Raw records:
__________________________________________________

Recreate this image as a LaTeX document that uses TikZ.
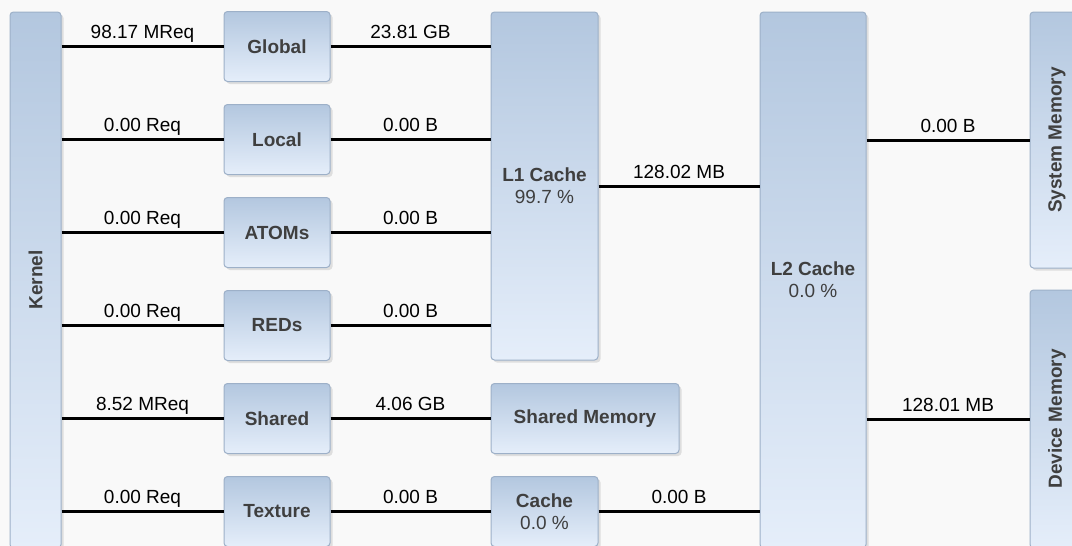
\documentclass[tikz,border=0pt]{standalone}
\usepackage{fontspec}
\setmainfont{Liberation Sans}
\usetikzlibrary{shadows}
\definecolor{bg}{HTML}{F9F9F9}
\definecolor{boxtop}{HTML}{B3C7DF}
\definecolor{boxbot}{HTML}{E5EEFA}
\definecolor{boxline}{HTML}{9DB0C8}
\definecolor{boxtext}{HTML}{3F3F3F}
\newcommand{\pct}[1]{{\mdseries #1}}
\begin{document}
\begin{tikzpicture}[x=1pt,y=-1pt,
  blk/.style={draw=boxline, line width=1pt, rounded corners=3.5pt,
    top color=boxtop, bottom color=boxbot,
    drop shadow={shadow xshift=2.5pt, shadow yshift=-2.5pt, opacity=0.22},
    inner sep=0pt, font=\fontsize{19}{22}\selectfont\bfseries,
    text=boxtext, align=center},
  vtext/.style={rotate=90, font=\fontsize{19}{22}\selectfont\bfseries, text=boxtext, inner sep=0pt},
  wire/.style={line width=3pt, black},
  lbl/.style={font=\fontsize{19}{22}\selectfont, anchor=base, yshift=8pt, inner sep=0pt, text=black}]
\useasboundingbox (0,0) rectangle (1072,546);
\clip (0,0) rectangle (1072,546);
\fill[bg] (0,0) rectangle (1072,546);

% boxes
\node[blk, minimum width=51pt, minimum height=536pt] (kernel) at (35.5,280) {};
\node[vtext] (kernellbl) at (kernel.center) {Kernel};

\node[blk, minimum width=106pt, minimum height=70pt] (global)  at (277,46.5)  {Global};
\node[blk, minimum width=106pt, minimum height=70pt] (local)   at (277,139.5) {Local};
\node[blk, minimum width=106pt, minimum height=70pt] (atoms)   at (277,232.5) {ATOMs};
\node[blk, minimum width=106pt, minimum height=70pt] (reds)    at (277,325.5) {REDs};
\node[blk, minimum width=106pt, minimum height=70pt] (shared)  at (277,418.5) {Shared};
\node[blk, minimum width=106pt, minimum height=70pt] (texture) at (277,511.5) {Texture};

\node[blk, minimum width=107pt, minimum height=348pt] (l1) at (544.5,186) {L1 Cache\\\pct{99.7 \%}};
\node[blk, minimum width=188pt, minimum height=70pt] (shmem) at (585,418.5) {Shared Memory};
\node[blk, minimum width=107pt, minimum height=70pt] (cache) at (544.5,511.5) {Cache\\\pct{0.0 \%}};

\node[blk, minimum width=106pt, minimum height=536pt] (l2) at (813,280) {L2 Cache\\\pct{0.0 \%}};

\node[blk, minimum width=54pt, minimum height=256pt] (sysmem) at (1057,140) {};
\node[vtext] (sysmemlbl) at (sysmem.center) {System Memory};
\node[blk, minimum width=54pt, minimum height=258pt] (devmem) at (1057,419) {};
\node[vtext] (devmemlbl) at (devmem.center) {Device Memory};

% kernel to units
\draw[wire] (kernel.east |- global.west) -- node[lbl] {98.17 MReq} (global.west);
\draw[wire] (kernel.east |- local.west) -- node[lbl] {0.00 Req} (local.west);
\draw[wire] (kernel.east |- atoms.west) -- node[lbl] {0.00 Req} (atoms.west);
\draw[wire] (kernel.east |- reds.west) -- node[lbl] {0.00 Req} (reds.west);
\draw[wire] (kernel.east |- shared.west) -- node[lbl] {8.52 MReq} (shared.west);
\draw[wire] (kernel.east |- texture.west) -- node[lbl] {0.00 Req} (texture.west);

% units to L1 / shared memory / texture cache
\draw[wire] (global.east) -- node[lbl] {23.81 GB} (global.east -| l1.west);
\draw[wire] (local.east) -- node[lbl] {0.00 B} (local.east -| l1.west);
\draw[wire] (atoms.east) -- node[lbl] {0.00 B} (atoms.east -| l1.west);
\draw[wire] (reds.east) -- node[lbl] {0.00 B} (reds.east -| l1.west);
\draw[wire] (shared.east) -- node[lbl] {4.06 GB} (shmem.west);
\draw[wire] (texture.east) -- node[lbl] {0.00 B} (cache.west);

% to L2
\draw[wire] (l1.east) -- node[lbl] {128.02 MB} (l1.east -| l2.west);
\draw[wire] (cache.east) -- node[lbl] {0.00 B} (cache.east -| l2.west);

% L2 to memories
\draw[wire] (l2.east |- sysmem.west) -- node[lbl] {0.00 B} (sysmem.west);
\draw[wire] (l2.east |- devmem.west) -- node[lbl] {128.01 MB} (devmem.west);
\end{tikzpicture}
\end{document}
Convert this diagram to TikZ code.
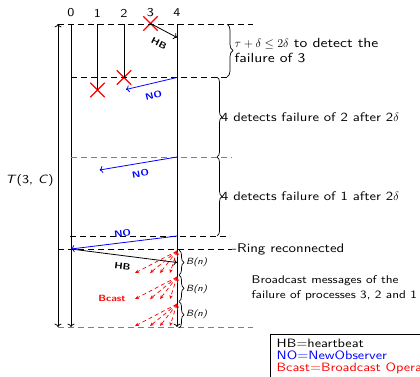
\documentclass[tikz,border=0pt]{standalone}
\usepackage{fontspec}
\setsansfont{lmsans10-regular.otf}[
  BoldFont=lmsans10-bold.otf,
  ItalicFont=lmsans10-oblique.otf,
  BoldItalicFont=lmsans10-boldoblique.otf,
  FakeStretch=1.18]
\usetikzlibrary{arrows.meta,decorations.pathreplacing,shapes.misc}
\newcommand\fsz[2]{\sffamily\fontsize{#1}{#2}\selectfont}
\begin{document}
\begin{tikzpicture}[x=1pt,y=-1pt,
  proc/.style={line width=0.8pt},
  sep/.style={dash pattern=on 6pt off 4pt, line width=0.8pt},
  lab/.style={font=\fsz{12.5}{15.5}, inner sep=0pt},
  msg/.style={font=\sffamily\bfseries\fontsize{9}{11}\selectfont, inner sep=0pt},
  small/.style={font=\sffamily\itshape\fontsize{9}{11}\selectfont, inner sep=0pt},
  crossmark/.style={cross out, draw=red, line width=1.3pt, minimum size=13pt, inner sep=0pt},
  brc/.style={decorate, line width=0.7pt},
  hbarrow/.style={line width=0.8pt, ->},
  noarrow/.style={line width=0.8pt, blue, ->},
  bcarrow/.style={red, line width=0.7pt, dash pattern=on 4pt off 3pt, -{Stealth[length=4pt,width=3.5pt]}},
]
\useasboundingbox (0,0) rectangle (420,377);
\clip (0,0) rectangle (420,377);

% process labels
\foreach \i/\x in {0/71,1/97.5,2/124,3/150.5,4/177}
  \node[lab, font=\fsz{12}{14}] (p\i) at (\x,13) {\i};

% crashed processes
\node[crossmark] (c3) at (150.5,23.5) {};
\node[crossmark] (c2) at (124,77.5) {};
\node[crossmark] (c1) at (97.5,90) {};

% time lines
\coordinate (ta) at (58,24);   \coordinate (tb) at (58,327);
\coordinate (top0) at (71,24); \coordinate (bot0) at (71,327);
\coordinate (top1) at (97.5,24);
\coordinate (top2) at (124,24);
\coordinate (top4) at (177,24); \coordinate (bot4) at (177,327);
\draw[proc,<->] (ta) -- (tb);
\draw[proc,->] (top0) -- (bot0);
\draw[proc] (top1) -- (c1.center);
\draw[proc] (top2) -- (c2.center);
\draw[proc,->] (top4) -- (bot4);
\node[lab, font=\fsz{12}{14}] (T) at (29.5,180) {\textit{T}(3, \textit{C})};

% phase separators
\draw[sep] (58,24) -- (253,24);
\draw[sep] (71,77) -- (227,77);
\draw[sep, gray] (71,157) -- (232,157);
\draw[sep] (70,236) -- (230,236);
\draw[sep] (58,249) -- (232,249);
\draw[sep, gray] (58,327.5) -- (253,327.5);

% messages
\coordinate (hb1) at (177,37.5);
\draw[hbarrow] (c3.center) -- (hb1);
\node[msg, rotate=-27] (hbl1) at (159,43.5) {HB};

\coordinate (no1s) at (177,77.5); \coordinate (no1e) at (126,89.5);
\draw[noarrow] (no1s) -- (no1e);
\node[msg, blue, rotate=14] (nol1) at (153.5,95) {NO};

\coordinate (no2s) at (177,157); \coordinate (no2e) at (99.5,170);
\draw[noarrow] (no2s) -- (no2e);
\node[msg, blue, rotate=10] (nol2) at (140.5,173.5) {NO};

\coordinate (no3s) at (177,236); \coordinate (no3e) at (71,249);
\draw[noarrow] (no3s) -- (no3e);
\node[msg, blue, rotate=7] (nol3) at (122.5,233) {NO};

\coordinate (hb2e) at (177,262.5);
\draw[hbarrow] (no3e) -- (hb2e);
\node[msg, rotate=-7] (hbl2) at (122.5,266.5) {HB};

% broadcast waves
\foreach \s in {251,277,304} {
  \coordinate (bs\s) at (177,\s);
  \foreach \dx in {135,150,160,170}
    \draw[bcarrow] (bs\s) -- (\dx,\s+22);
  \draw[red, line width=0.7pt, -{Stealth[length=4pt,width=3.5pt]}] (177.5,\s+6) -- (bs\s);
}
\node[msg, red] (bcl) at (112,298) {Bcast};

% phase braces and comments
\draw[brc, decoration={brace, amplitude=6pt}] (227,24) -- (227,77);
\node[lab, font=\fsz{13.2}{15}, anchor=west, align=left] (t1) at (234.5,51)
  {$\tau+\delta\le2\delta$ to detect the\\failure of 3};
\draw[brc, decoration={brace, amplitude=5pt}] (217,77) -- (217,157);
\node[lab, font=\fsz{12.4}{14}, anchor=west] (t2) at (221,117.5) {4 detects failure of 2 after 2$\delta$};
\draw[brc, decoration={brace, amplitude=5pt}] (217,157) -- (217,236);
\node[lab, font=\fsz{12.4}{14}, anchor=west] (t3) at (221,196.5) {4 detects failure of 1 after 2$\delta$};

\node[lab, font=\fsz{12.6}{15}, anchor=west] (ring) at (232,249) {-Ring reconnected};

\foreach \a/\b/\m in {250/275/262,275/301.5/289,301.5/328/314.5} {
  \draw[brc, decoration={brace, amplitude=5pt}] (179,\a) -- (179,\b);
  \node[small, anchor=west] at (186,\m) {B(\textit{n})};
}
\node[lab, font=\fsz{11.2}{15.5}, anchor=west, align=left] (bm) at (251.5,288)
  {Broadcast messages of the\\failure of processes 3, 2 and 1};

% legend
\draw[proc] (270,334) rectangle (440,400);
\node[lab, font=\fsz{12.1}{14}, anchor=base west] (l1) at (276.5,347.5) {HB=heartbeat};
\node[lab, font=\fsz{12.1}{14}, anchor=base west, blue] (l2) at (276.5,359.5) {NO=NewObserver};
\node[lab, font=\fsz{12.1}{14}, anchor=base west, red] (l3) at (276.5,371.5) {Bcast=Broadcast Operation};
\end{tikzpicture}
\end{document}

__________________________________________________

REQUIREMENT: Which lines contain "this"? Show each of them.

ANSWER:
Recreate this image as a LaTeX document that uses TikZ.
Convert this diagram to TikZ code.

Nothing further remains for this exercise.